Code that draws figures
::::::

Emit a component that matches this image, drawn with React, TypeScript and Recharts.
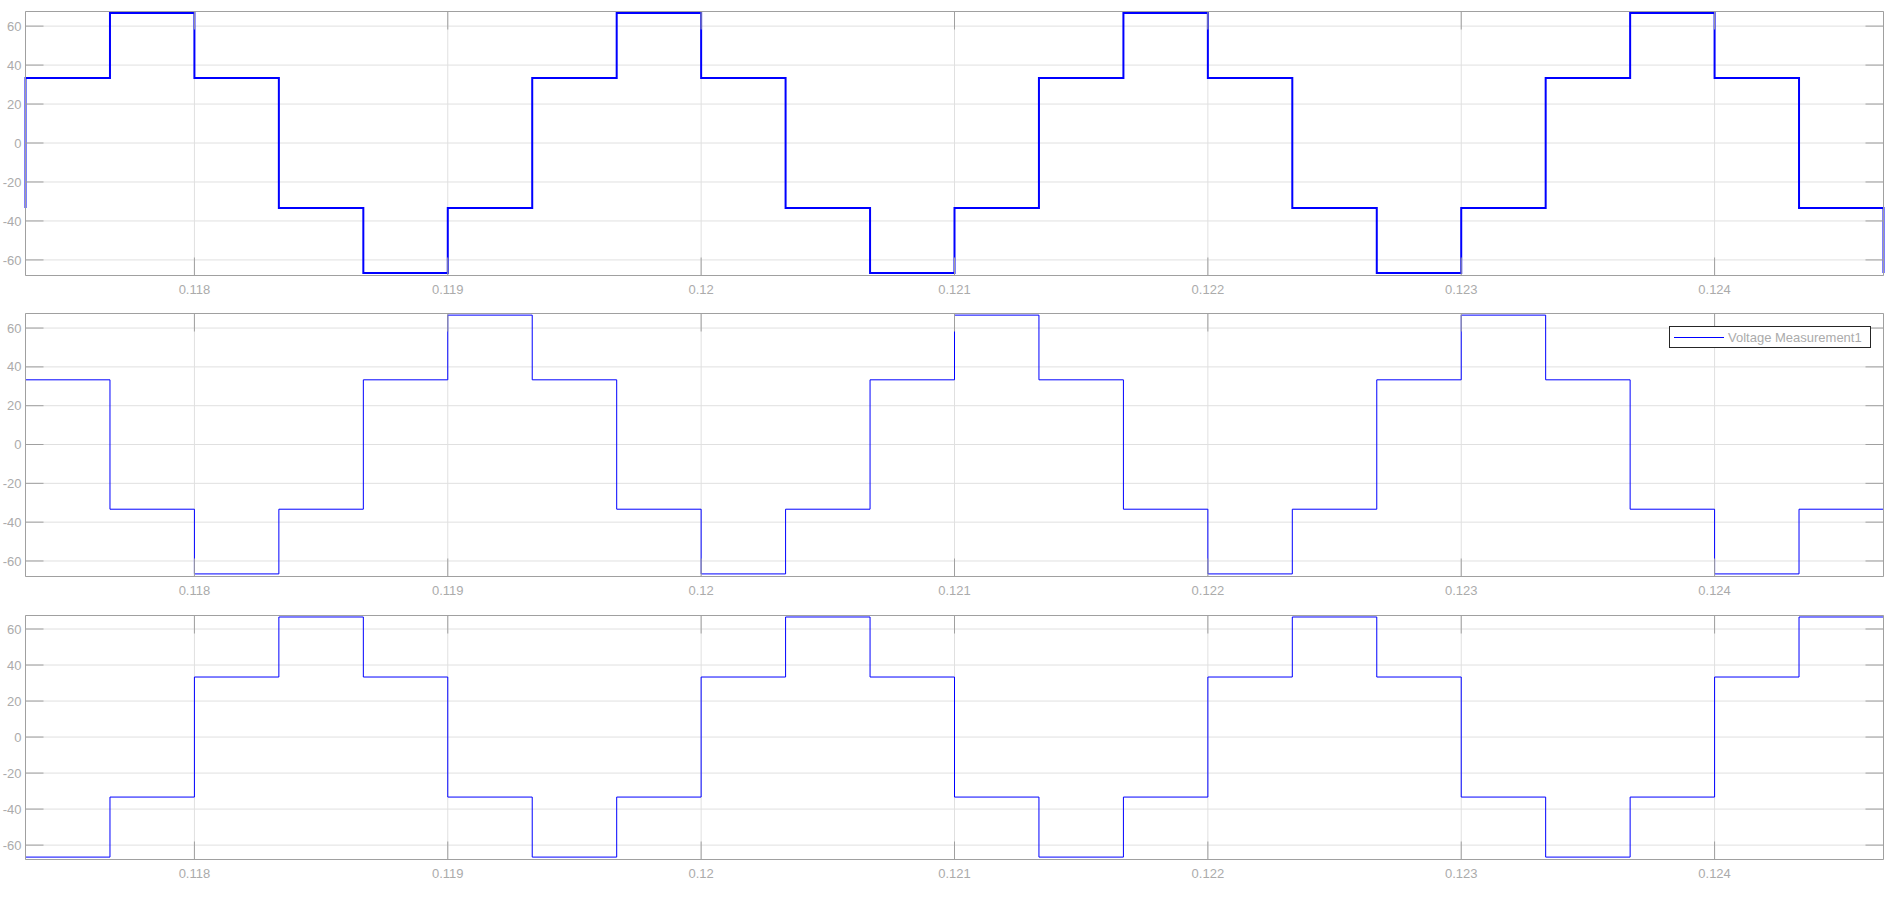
import React from 'react';
import { LineChart, Line, XAxis, YAxis, CartesianGrid, Legend } from 'recharts';

const times = [
  0.1173333, 0.1173333, 0.1176667, 0.118, 0.1183333, 0.1186667, 0.119, 0.1193333, 0.1196667,
  0.12, 0.1203333, 0.1206667, 0.121, 0.1213333, 0.1216667, 0.122, 0.1223333, 0.1226667,
  0.123, 0.1233333, 0.1236667, 0.124, 0.1243333, 0.1246667,
];
const phaseA = [
  -33.33, 33.33, 66.67, 33.33, -33.33, -66.67, -33.33, 33.33, 66.67, 33.33, -33.33, -66.67,
  -33.33, 33.33, 66.67, 33.33, -33.33, -66.67, -33.33, 33.33, 66.67, 33.33, -33.33, -66.67,
];
const phaseB = [
  66.67, 33.33, -33.33, -66.67, -33.33, 33.33, 66.67, 33.33, -33.33, -66.67, -33.33, 33.33,
  66.67, 33.33, -33.33, -66.67, -33.33, 33.33, 66.67, 33.33, -33.33, -66.67, -33.33, 33.33,
];
const phaseC = [
  -33.33, -66.67, -33.33, 33.33, 66.67, 33.33, -33.33, -66.67, -33.33, 33.33, 66.67, 33.33,
  -33.33, -66.67, -33.33, 33.33, 66.67, 33.33, -33.33, -66.67, -33.33, 33.33, 66.67, 33.33,
];
const xTicks = [0.118, 0.119, 0.12, 0.121, 0.122, 0.123, 0.124];
const xLabels = ['0.118', '0.119', '0.12', '0.121', '0.122', '0.123', '0.124'];
const yTicks = [-60, -40, -20, 0, 20, 40, 60];
const yLabels = ['-60', '-40', '-20', '0', '20', '40', '60'];
const seriesName = 'Voltage Measurement1';

const X_DOMAIN: [number, number] = [0.1173333, 0.1246667];
const Y_DOMAIN: [number, number] = [-68, 67.5];

const rows = times.map((t, i) => ({ t, a: phaseA[i], b: phaseB[i], c: phaseC[i] }));

const W = 1902;
const AXIS = '#a0a0a0';
const GRID = '#e0e0e0';
const TEXT = '#ababab';
const BLUE = '#0000ff';
const FONT = '"Liberation Sans", Arial, Helvetica, sans-serif';

const LegendBox = (props: any) => {
  const p = props.payload && props.payload[0];
  return (
    <div
      style={{
        boxSizing: 'border-box',
        width: 202,
        height: 22,
        border: '1px solid #262626',
        background: '#ffffff',
        display: 'flex',
        alignItems: 'center',
        fontFamily: FONT,
      }}
    >
      <svg width={58} height={20} style={{ display: 'block' }}>
        <line x1={4} x2={54} y1={10.5} y2={10.5} stroke={BLUE} strokeWidth={1} />
      </svg>
      <span style={{ fontSize: 13, color: TEXT, whiteSpace: 'nowrap' }}>{p ? p.value : seriesName}</span>
    </div>
  );
};

type PanelProps = {
  dataKey: string;
  top: number;
  height: number;
  margin: { top: number; right: number; bottom: number; left: number };
  xAxisHeight: number;
  strokeWidth: number;
  legend?: boolean;
};

const Panel = ({ dataKey, top, height, margin, xAxisHeight, strokeWidth, legend }: PanelProps) => (
  <div style={{ position: 'absolute', left: 0, top, width: W, height }}>
    <LineChart width={W} height={height} data={rows} margin={margin} style={{ fontFamily: FONT }}>
      <CartesianGrid stroke={GRID} strokeWidth={1} />
      <XAxis
        dataKey="t"
        type="number"
        domain={X_DOMAIN}
        ticks={xTicks}
        interval={0}
        height={xAxisHeight}
        stroke={AXIS}
        tickSize={-18}
        tickMargin={27}
        tick={{ fill: TEXT, fontSize: 13 }}
        tickFormatter={(v: number) => xLabels[xTicks.indexOf(v)]}
      />
      <XAxis
        xAxisId="top"
        orientation="top"
        dataKey="t"
        type="number"
        domain={X_DOMAIN}
        ticks={xTicks}
        interval={0}
        allowDataOverflow
        height={1}
        stroke={AXIS}
        tickSize={-18}
        tick={() => null}
      />
      <YAxis
        type="number"
        domain={Y_DOMAIN}
        ticks={yTicks}
        interval={0}
        width={25}
        stroke={AXIS}
        tickSize={-18}
        tickMargin={22}
        tick={{ fill: TEXT, fontSize: 13 }}
        tickFormatter={(v: number) => yLabels[yTicks.indexOf(v)]}
      />
      <YAxis
        yAxisId="right"
        orientation="right"
        type="number"
        domain={Y_DOMAIN}
        ticks={yTicks}
        interval={0}
        allowDataOverflow
        width={1}
        stroke={AXIS}
        tickSize={-18}
        tick={() => null}
      />
      {legend && (
        <Legend
          layout="horizontal"
          verticalAlign="middle"
          align="center"
          content={<LegendBox />}
          wrapperStyle={{ position: 'absolute', left: 1669, top: 26, width: 202, height: 22 }}
        />
      )}
      <Line
        type="stepAfter"
        dataKey={dataKey}
        name={seriesName}
        stroke={BLUE}
        strokeWidth={strokeWidth}
        dot={false}
        activeDot={false}
        isAnimationActive={false}
      />
    </LineChart>
  </div>
);

export default function App() {
  return (
    <div style={{ position: 'absolute', left: 0, top: 0, width: W, height: 906, background: '#ffffff' }}>
      <Panel
        dataKey="a"
        top={0}
        height={300}
        margin={{ top: 10.5, right: 17.5, bottom: 0.5, left: 0.5 }}
        xAxisHeight={24}
        strokeWidth={2}
      />
      <Panel
        dataKey="b"
        top={300}
        height={300}
        margin={{ top: 12.5, right: 17.5, bottom: 0.5, left: 0.5 }}
        xAxisHeight={23}
        strokeWidth={1}
        legend
      />
      <Panel
        dataKey="c"
        top={600}
        height={300}
        margin={{ top: 14.5, right: 17.5, bottom: 16.5, left: 0.5 }}
        xAxisHeight={24}
        strokeWidth={1}
      />
    </div>
  );
}
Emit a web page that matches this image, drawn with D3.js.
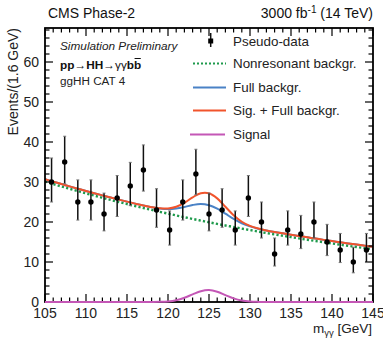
<!DOCTYPE html>
<html><head><meta charset="utf-8">
<script src="https://cdn.jsdelivr.net/npm/d3@7"></script>
<style>body{margin:0;background:#fff} svg{display:block} text{font-family:"Liberation Sans",Arial,Helvetica,sans-serif}</style>
</head><body><svg id="c" width="383" height="340"></svg>
<script>
// ---- data ----
const binCenters = [105.8,107.4,109.0,110.6,112.2,113.8,115.4,117.0,118.6,120.2,121.8,123.4,125.0,126.6,128.2,129.8,131.4,133.0,134.6,136.2,137.8,139.4,141.0,142.6,144.2];
const counts     = [30,35,25,25,22,26,29,33,23,18,25,32,22,23,18,26,20,12,18,17,20,15,13,10,13];
const errLow     = [25.00,29.56,20.48,20.48,17.78,21.38,24.09,27.73,18.68,14.23,20.48,26.82,17.78,18.68,14.23,21.38,16.00,9.00,14.23,13.35,16.00,11.60,9.86,7.30,9.86];
const errHigh    = [36.00,41.44,30.53,30.53,27.22,31.62,34.91,39.27,28.32,22.77,30.53,38.18,27.22,28.32,22.77,31.62,25.00,16.00,22.77,21.65,25.00,19.41,17.14,13.70,17.14];
const massGrid   = [105,106,107,108,109,110,111,112,113,114,115,116,117,118,119,120,121,122,123,124,125,126,127,128,129,130,131,132,133,134,135,136,137,138,139,140,141,142,143,144,145];
const nonresBkg  = [30.10,29.49,28.88,28.30,27.72,27.15,26.60,26.06,25.52,25.00,24.49,23.99,23.50,23.02,22.55,22.09,21.64,21.20,20.77,20.35,19.93,19.52,19.13,18.74,18.35,17.98,17.61,17.25,16.90,16.56,16.22,15.89,15.56,15.25,14.93,14.63,14.33,14.04,13.75,13.47,13.20];
const fullBkg    = [30.70,30.09,29.48,28.90,28.32,27.75,27.20,26.66,26.12,25.60,25.09,24.59,24.12,23.70,23.37,23.23,23.37,23.76,24.25,24.50,24.19,23.32,22.07,20.78,19.69,18.90,18.33,17.89,17.51,17.16,16.82,16.49,16.16,15.85,15.53,15.23,14.93,14.64,14.35,14.07,13.80];
const sigPlusBkg = [30.70,30.09,29.48,28.90,28.32,27.75,27.20,26.66,26.12,25.60,25.09,24.59,24.12,23.71,23.41,23.38,23.82,24.81,26.16,27.21,27.19,25.90,23.80,21.68,20.06,19.02,18.36,17.90,17.51,17.16,16.82,16.49,16.16,15.85,15.53,15.23,14.93,14.64,14.35,14.07,13.80];
const signal     = [0,0,0,0,0,0,0,0,0,0,0,0,0.001,0.008,0.039,0.149,0.448,1.05,1.91,2.71,3.00,2.58,1.73,0.90,0.37,0.116,0.029,0.005,0,0,0,0,0,0,0,0,0,0,0,0,0];
const xTicks = [105,110,115,120,125,130,135,140,145];
const yTicks = [0,10,20,30,40,50,60];
const legendLabels = ["Pseudo-data","Nonresonant backgr.","Full backgr.","Sig. + Full backgr.","Signal"];

// ---- layout ----
const L=45, R=373, T=28, B=302;
const svg = d3.select("#c");
const x = d3.scaleLinear().domain([105,145]).range([L,R]);
const y = d3.scaleLinear().domain([0,68.5]).range([B,T]);
const COL = {green:"#1e9a4c", blue:"#4a82c6", red:"#f1542c", mag:"#c457b6"};

svg.append("defs").append("clipPath").attr("id","pc").append("rect")
  .attr("x",L).attr("y",T-2).attr("width",R-L).attr("height",B-T+4);

// curves
const mkLine = arr => d3.line().x((d,i)=>x(massGrid[i])).y(d=>y(d)).curve(d3.curveCatmullRom)(arr);
const g = svg.append("g").attr("clip-path","url(#pc)");
g.append("path").attr("d",mkLine(nonresBkg)).attr("fill","none").attr("stroke",COL.green).attr("stroke-width",2.4).attr("stroke-dasharray","2.2,2.2");
g.append("path").attr("d",mkLine(fullBkg)).attr("fill","none").attr("stroke",COL.blue).attr("stroke-width",2);
g.append("path").attr("d",mkLine(sigPlusBkg)).attr("fill","none").attr("stroke",COL.red).attr("stroke-width",2);

// frame
svg.append("rect").attr("x",L).attr("y",T).attr("width",R-L).attr("height",B-T)
  .attr("fill","none").attr("stroke","#000").attr("stroke-width",1.8);

// ticks
const tk = svg.append("g").attr("stroke","#000").attr("stroke-width",1.2);
const xMinor = d3.range(105,146,1), yMinor = d3.range(0,69,2);
xMinor.forEach(v=>{
  const len = (v%5===0)?8:4.5;
  tk.append("line").attr("x1",x(v)).attr("x2",x(v)).attr("y1",B).attr("y2",B-len);
  tk.append("line").attr("x1",x(v)).attr("x2",x(v)).attr("y1",T).attr("y2",T+len);
});
yMinor.forEach(v=>{
  const len = (v%10===0)?8:4.5;
  tk.append("line").attr("y1",y(v)).attr("y2",y(v)).attr("x1",L).attr("x2",L+len);
  tk.append("line").attr("y1",y(v)).attr("y2",y(v)).attr("x1",R).attr("x2",R-len);
});

// tick labels
svg.append("g").selectAll("text").data(xTicks).join("text")
  .attr("x",d=>x(d)).attr("y",318).attr("text-anchor","middle").attr("font-size",14).attr("fill","#222").text(d=>d);
svg.append("g").selectAll("text").data(yTicks).join("text")
  .attr("x",39).attr("y",d=>y(d)+5).attr("text-anchor","end").attr("font-size",14).attr("fill","#222").text(d=>d);

// signal curve (on top of axis)
svg.append("path").attr("d",mkLine(signal)).attr("fill","none").attr("stroke",COL.mag).attr("stroke-width",2);

// data points
const dp = svg.append("g");
binCenters.forEach((c,i)=>{
  dp.append("line").attr("x1",x(c)).attr("x2",x(c)).attr("y1",y(errLow[i])).attr("y2",y(errHigh[i])).attr("stroke","#111").attr("stroke-width",1.5);
  [errLow[i],errHigh[i]].forEach(v=>dp.append("line").attr("x1",x(c)-1.5).attr("x2",x(c)+1.5).attr("y1",y(v)).attr("y2",y(v)).attr("stroke","#777").attr("stroke-width",1));
  dp.append("circle").attr("cx",x(c)).attr("cy",y(counts[i])).attr("r",2.7).attr("fill","#000");
});

// axis titles
svg.append("text").attr("transform","translate(18,28) rotate(-90)").attr("text-anchor","end").attr("font-size",14).attr("fill","#222").text("Events/(1.6 GeV)");
const xt = svg.append("text").attr("x",372).attr("y",333).attr("text-anchor","end").attr("font-size",13.5).attr("fill","#222");
xt.append("tspan").text("m");
xt.append("tspan").attr("font-size",9.5).attr("dy",3).text("γγ");
xt.append("tspan").attr("dy",-3).text(" [GeV]");

// header
svg.append("text").attr("x",48).attr("y",18).attr("font-size",14).attr("fill","#111").text("CMS Phase-2");
const hr = svg.append("text").attr("x",373).attr("y",18).attr("text-anchor","end").attr("font-size",14).attr("fill","#111");
hr.append("tspan").text("3000 fb");
hr.append("tspan").attr("font-size",10).attr("dy",-5).text("-1");
hr.append("tspan").attr("dy",5).text(" (14 TeV)");

// left labels
svg.append("text").attr("x",60).attr("y",50).attr("font-size",11.8).attr("font-style","italic").attr("fill","#222").text("Simulation Preliminary");
const pp = svg.append("text").attr("x",60).attr("y",69).attr("font-size",11.8).attr("font-weight","bold").attr("fill","#111");
pp.append("tspan").text("pp");
pp.append("tspan").attr("font-weight","normal").text("→");
pp.append("tspan").text("HH");
pp.append("tspan").attr("font-weight","normal").text("→γγ");
pp.append("tspan").text("bb");
// overline on the last b
const ppNode = pp.node();
const nChars = ppNode.getNumberOfChars();
const ext = ppNode.getExtentOfChar(nChars-1);
svg.append("line").attr("x1",ext.x+0.5).attr("x2",ext.x+ext.width-0.5)
  .attr("y1",69-10.5).attr("y2",69-10.5).attr("stroke","#111").attr("stroke-width",1);
svg.append("text").attr("x",60).attr("y",85).attr("font-size",11.7).attr("fill","#222").text("ggHH CAT 4");

// legend
const legY = [45.5, 68, 92, 115, 139];
const lg = svg.append("g");
legendLabels.forEach((t,i)=>{
  lg.append("text").attr("x",233).attr("y",legY[i]).attr("font-size",13.4).attr("fill","#222").text(t);
});
const ly = legY.map(v=>v-4.5);
lg.append("line").attr("x1",210.7).attr("x2",210.7).attr("y1",ly[0]-8).attr("y2",ly[0]+6).attr("stroke","#111").attr("stroke-width",1.5);
lg.append("rect").attr("x",208.2).attr("y",ly[0]-2.5).attr("width",5).attr("height",5).attr("fill","#000");
lg.append("line").attr("x1",193).attr("x2",226).attr("y1",ly[1]).attr("y2",ly[1]).attr("stroke",COL.green).attr("stroke-width",2).attr("stroke-dasharray","2,2");
lg.append("line").attr("x1",193).attr("x2",226).attr("y1",ly[2]).attr("y2",ly[2]).attr("stroke",COL.blue).attr("stroke-width",2);
lg.append("line").attr("x1",193).attr("x2",226).attr("y1",ly[3]).attr("y2",ly[3]).attr("stroke",COL.red).attr("stroke-width",2);
lg.append("line").attr("x1",190).attr("x2",225).attr("y1",ly[4]).attr("y2",ly[4]).attr("stroke",COL.mag).attr("stroke-width",2);
</script></body></html>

::::::

=== Written request ===
Quote the records above exactly, from the first line through the line containing "YAxis, CartesianGrid, Legend", and leave out the pictures.

=== Expected output ===
Emit a component that matches this image, drawn with React, TypeScript and Recharts.
import React from 'react';
import { LineChart, Line, XAxis, YAxis, CartesianGrid, Legend } from 'recharts';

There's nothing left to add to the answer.